Foram forças ligadas a este empresário, agora ministro, que incendiaram o hotel onde o ex-Presidente se refugiou, quando fugiu da capital, frisa o enviado a La Paz do jornal argentino. A maioria dos restantes ministros são igualmente da elite de Santa Cruz de La Sierra, Cochabamba e Beni, cidades de estados mais ricos, com recursos minerais e hidrocarbonetos, que se destacaram sempre na oposição a Evo Morales, desde que tomou posse pela primeira vez, em 2006, e promoveu a redacção de uma nova Constituição, mais igualitária, mas que deu origem a violentos confrontos.

Morales fugiu do seu país após umas eleições presidenciais nas quais forçou a sua entrada – a Constituição diz que não podia voltar a candidatar-se, e os bolivianos tinham recusado conceder-lhe uma excepção num referendo em 2016 – e sobre as quais pairam fortes suspeitas de manipulação da contagem dos votos a seu favor. O candidato que ficou em segundo lugar, Carlos Mesa (centrista), não concedeu a derrota, e seguiram-se protestos violentos nas ruas – que extravasaram até o campo político de Mesa.

Mas Mesa, embora tenha apoiado Añez, frisou que não faz parte do seu Governo e deseja novas eleições. 

Morales aceitou o convite do México a refugiar-se lá. No entanto, o Presidente eleito da Argentina, Alberto Fernández, também gostaria de dar asilo político a Morales: diz o Clarín que tentou convencer o Presidente cessante, Mauricio Macri, a fazê-lo, sem sucesso. No entanto, Macri não reconheceu a subida ao poder de Jeanine Añez.

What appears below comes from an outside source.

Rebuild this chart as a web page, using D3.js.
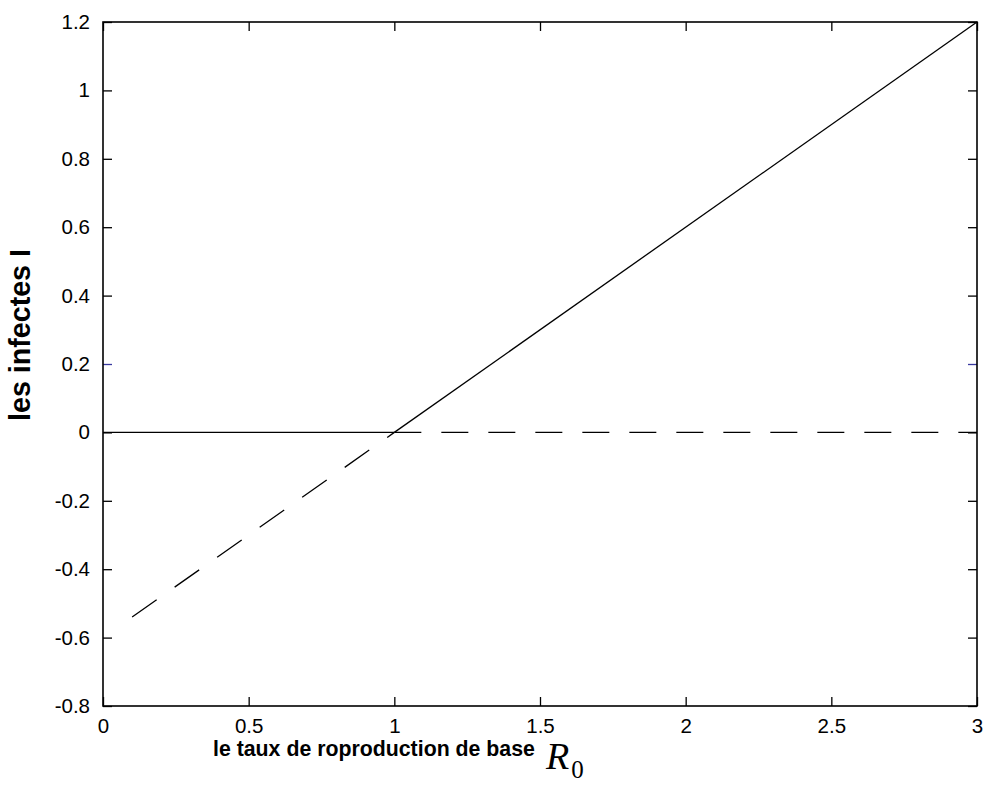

Añez autoproclamou-se presidente interina porque se apresentou como a primeira na linha de sucessão, na  qualidade de vice-presidente do Senado e após a renúncia dos restantes titulares. Mas a antiga presidente do Senado, Adriana Salvatierra, do partido de Evo Morales, disse na quarta-feira que não entregou oficialmente a demissão nem esta foi aprovada no Congresso, pelo que não é válida – o que faria dela a primeira na linha de sucessão. “Ainda sou senadora”, disse Salvatierra aos jornalistas.